Concurring, Gildea, C.J. Dissenting, McKeig, Lillehaug, Chutich, JJ.. The State also charged Smith with driving over the speed limit, Minn. Stat. § 169,14, subd. 2(a) (2016), and driving after the revocation of his driving privileges, Minn. Stat. § 171.24, subd. 2 (2016). Smith pleaded guilty to these counts, neither of which is at issue here.
. The dissent, for its part, would cast aside the structure and plain language of Minn. Stat. § 169A.03, subd. 20, to reject our reading, which it says "deifies] the clear intent of the Legislature.” The Legislature has countless ways in which it can draft a criminal statute within broad constitutional parameters, however, and nothing prevents it from enumerating a lengthy and exhaustive list of predicate crimes, as it has done here. Peeking behind the veil to determine what the Legislature may have intended, as the dissent does here, is nothing more than judicial legislation, something we have long rejected. See State v. Willrich, 72 Minn. 165, 75 N.W. 123, 124 (1898) ("We must accept the law as we find it, and not attempt any judicial legislation to supply supposed omissions.”). The statutory scheme that the Legislature enacted in this case may not have been the one that either we or the dissent would have preferred, but it is what the Legislature passed, and we cannot look past the statute’s language to construct what we may consider to be a more sensible statute. See Mims, 2 N.W. at 492.

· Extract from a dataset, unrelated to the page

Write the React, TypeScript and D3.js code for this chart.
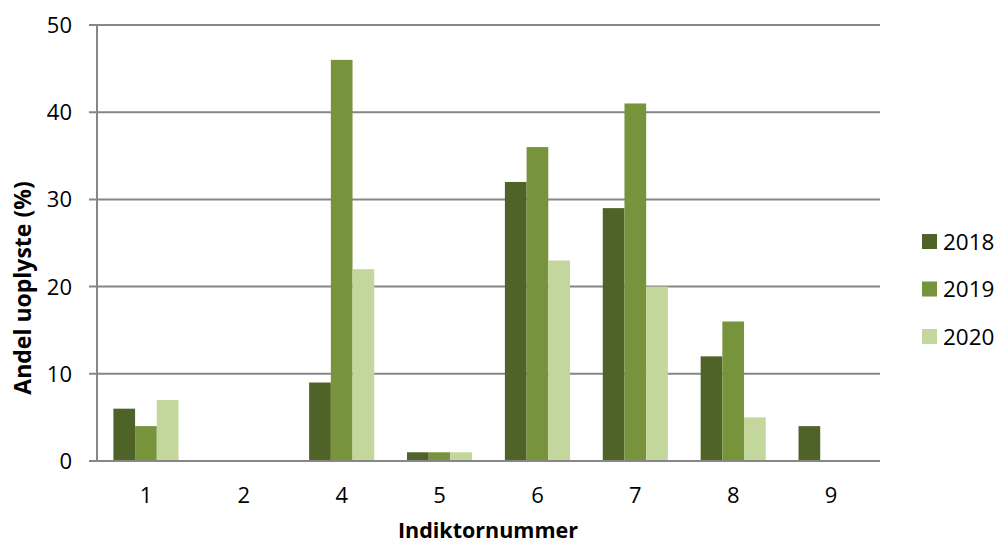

. The State and the dissent also urge us to unilaterally adopt the functional equivalent of a residual clause for past versions of the statute by relying on the repeal-and-reenactment statute, Minn. Stat. § 645.37 (2016). Under the repeal-and-reenactment statute, when a law is repealed and its provisions are simultaneously reenacted "in the same or substantially the same terms” by the repealing law, "the earlier law shall be construed as continued in active operation.” Id. The statute permits "all rights and liabilities incurred” under the earlier law to be "preserved” and "enforced.” Id. The problem with this argument is clear: an essential component of repeal and reenactment, as the name of the statute suggests, is a repeal of the earlier law. In the case of Minn. Stat. § 169A.03, subd. 20, the statute at issue here, there was no repeal. Rather, the Legislature amended section 169A.03, subdivision 20, in 2007. Act of May 7, 2007, ch. 54, art. 3, § 14, 2007 Minn. Laws 206, 251. Accordingly, section 645.37, by its plain terms, does not apply.